• U.S.

Retreat for Advances?

5 minute read
John Leo

Mechelle Vinson, 30, says she had sex with her boss 40 or 50 times because he intimidated her. Standing outside the U.S. Supreme Court last week, she said, “My life was threatened. It was my survival, my livelihood.” Surrounded by feminist lawyers who had come to offer support, Vinson turned as one of them declared, “I know a hundred women for every woman like you.” Replied Vinson: “They can look at me as an example of hope, and they don’t have to live in fear.”

Vinson’s sexual harassment case, the first to reach the Supreme Court, came up for oral arguments last week; a ruling is expected by July. Supported by feminists, members of Congress and some unions, Vinson is attempting to broaden employer liability in sex harassment cases. Says Karen Sauvigne, a New York City feminist: “If the Supreme Court reverses the case, it will be a devastating blow to women’s rights. It will turn the tide.” Many employers, however, fear that a Vinson victory will make companies liable even in harassment cases where no complaint was filed and where top executives had no knowledge of abusive behavior. Guidelines issued by the Equal Employment Opportunity Commission clearly hold employers liable, but the courts have not yet reached a consensus on the issue.

In September l974, Vinson went to work as a teller trainee at Capital City Federal Savings & Loan Association (now called Meritor) in Washington. She says that the branch manager, Sidney Taylor, coerced her into a sexual relationship, sometimes having sex with her in the bank vault and in a basement storage area. When she pleaded with Taylor to leave her alone, Vinson says, he threatened her job and her life. She never complained to Capital City, and the bank says she rejected two opportunities to transfer to another branch. Vinson’s version is that she asked for a transfer and was turned down.

F. Robert Troll Jr., attorney for the bank, argued before the Supreme Court that Vinson “was not the victim of sexual harassment. The bank could not be held liable without being on some form of notice.” Vinson’s attorney, Patricia Barry, contended that the bank was responsible. To the skepticism of some Justices, she declared, “Sidney Taylor becomes the bank because he is the supervisor.”

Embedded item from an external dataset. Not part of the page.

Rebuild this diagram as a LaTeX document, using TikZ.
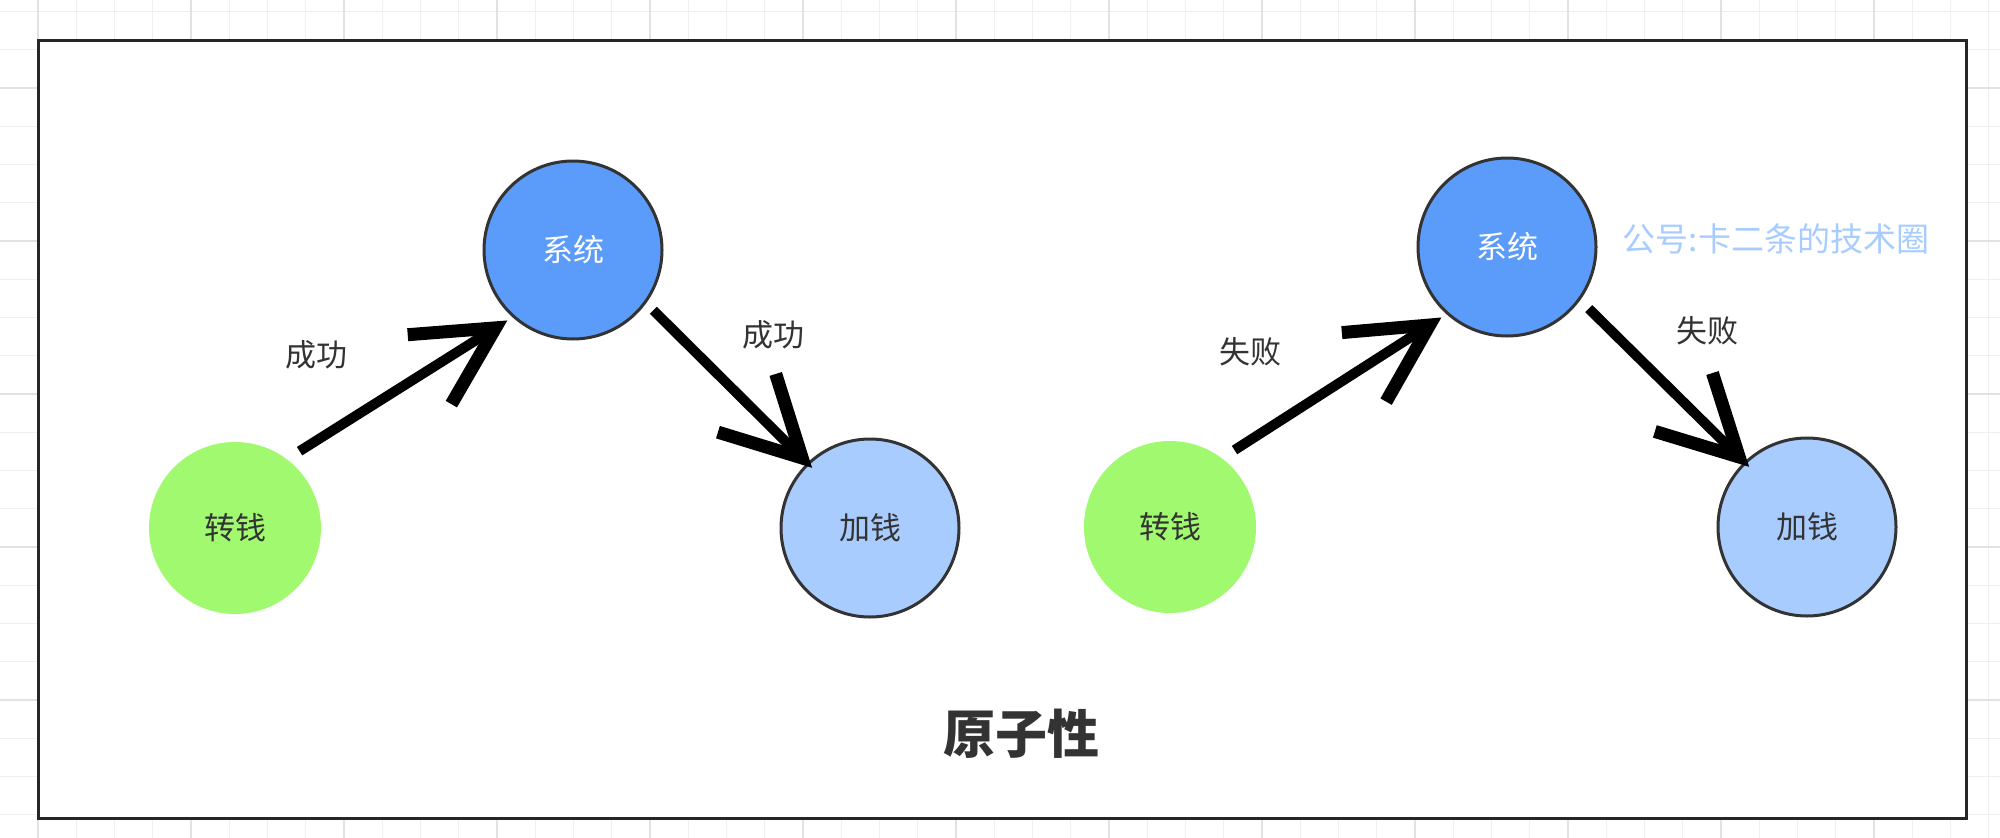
\documentclass[tikz,border=0pt]{standalone}
\usepackage{fontspec}
\setmainfont{Noto Sans CJK SC}
\usetikzlibrary{arrows.meta}
\definecolor{sysblue}{HTML}{5B9BFA}
\definecolor{addblue}{HTML}{A9CCFF}
\definecolor{trgreen}{HTML}{A0F96E}
\definecolor{txt}{HTML}{333333}
\definecolor{wmcol}{HTML}{A9CCFF}
\definecolor{gmin}{HTML}{EFEFEF}
\definecolor{gmaj}{HTML}{E2E2E2}
\begin{document}
\begin{tikzpicture}[x=1pt,y=-1pt,
  circ/.style={circle, minimum size=178pt, inner sep=0pt, line width=3pt, draw=txt,
    font=\fontsize{31pt}{31pt}\selectfont},
  sysnode/.style={circ, fill=sysblue, text=white},
  addnode/.style={circ, fill=addblue, text=txt},
  srcnode/.style={circle, minimum size=172pt, inner sep=0pt, fill=trgreen, text=txt,
    font=\fontsize{31pt}{31pt}\selectfont},
  lbl/.style={text=txt, inner sep=0pt, font=\fontsize{31pt}{31pt}\selectfont},
  wmark/.style={text=wmcol, inner sep=0pt, font=\fontsize{33pt}{33pt}\selectfont},
  ttl/.style={text=txt, inner sep=0pt, font=\fontsize{52pt}{52pt}\selectfont\bfseries},
  bigarrow/.style={line width=10pt, -{Straight Barb[length=78pt,width=82pt,line width=13pt]}},
  gminor/.style={draw=gmin, line width=1.2pt},
  gmajor/.style={draw=gmaj, line width=1.6pt},
]
\useasboundingbox (0,0) rectangle (2000,838);
\fill[white] (0,0) rectangle (2000,838);
% background grid
\foreach \i in {-1,...,52} \draw[gminor] ({38+38.25*\i},0) -- ({38+38.25*\i},838);
\foreach \j in {-3,...,20} \draw[gminor] (0,{88+38.25*\j}) -- (2000,{88+38.25*\j});
\foreach \i in {0,...,13} \draw[gmajor] ({38+153*\i},0) -- ({38+153*\i},838);
\foreach \j in {-1,...,5} \draw[gmajor] (0,{88+153*\j}) -- (2000,{88+153*\j});
% frame
\draw[line width=3pt, draw=black!85, fill=white] (38,40) rectangle (1966,818);
% left group
\node[srcnode] (zl) at (235,528) {转钱};
\node[sysnode] (sl) at (573,250) {系统};
\node[addnode] (al) at (870,528) {加钱};
\node[lbl] (l1) at (316,355) {成功};
\node[lbl] (l2) at (773,335) {成功};
\draw[bigarrow, shorten <=15pt, shorten >=6pt] (zl.53) -- (sl.228);
\draw[bigarrow, shorten <=10pt, shorten >=-7pt] (sl.324) -- (al.134);
% right group
\node[srcnode] (zr) at (1170,527) {转钱};
\node[sysnode] (sr) at (1507,247) {系统};
\node[addnode] (ar) at (1807,527) {加钱};
\node[lbl] (r1) at (1250,352) {失败};
\node[lbl] (r2) at (1707,331) {失败};
\draw[bigarrow, shorten <=15pt, shorten >=6pt] (zr.53) -- (sr.228);
\draw[bigarrow, shorten <=12pt, shorten >=-7pt] (sr.324) -- (ar.134);
\node[wmark] (wm) at (1776,239) {公号:卡二条的技术圈};
% title
\node[ttl] (title) at (1021,734) {原子性};
\end{tikzpicture}
\end{document}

The high court can sidestep the issue this time by remanding the case for trial on whether Vinson was forced to work in a “sexually hostile environment.” The first harassment cases in the late 1970s focused on quid pro quo claims that employees were asked to provide sex to keep their jobs or get better ones. Recently courts have followed the lead of the EEOC and ruled that an atmosphere of sexual aggression, even without economic injury, constitutes harassment.

Since the EEOC issued guidelines in 1980, grievances have risen from 4,272 in 1981 to more than 6,300 in 1984, and courts have become more sensitive to complaints. Last August, for instance, a judge in Buffalo found a polygraph expert guilty of harassing five women by making unnecessary adjustments of a strap across their breasts, touching their thighs and making lewd comments. The court also found the company liable, even though the expert was an outside contractor, because it knew of his actions and did nothing about them. The decision is being appealed.

As the courts increasingly find employers responsible for the offensive behavior of their employees, many corporations have issued strict antiharassment guidelines and screened films like The Power Pinch, a 28-minute movie depicting various forms of illegal harassment. Capital Cities/ABC and CBS are sharing the cost of producing their own film. Both networks settled major harassment suits out of court last year. At ABC, Cecily Coleman, who made $60,000 a year working on a voter-education project, said she was fired after reporting sexual advances by her supervisor. Elissa Dorfsman, former general sales manager of WCAU-FM, a CBS-owned station in Philadelphia, accused a vice president of publicly harassing her.

Many cases, however, fall into a bewildering gray area. One man’s sexual joshing is one woman’s harassment, and a boss unwise enough to press a subordinate for a date may find himself up on charges if the subordinate’s career goes on hold, even for legitimate reasons. Some cases are complex because harassers are becoming more sophisticated. “Now it mostly happens privately,” says Jenifer McKenna, executive director of the Women Lawyers’ Association of Los Angeles. “One thing such men have learned is that you don’t do it in front of witnesses.” In borderline cases, a complainant may trade sex for advancement, then end the affair, lose her upward mobility and file harassment charges. Christine Masters, a trial attorney for the EEOC in Los Angeles, says of one such current case, “How is that going to play with a jury?” Masters also reports that women are starting to file charges against other women in the office who sleep their way to the top.

But the main problem is still the unbridled office Lothario. Most feminists agree that the law is now doing much more to protect the working woman than it did a decade ago. Says Sauvigne: “The progress has been remarkable.” No matter what the law says, however, it still takes courage for a woman with a legitimate grievance to go public with her complaint. “It’s all very well to say you have the right to sue, but it’s a terrific amount of time, energy and expense,” says Laura Sager of New York University’s law school. That situation is unlikely to change whether the Supreme Court rules for or against Mechelle Vinson.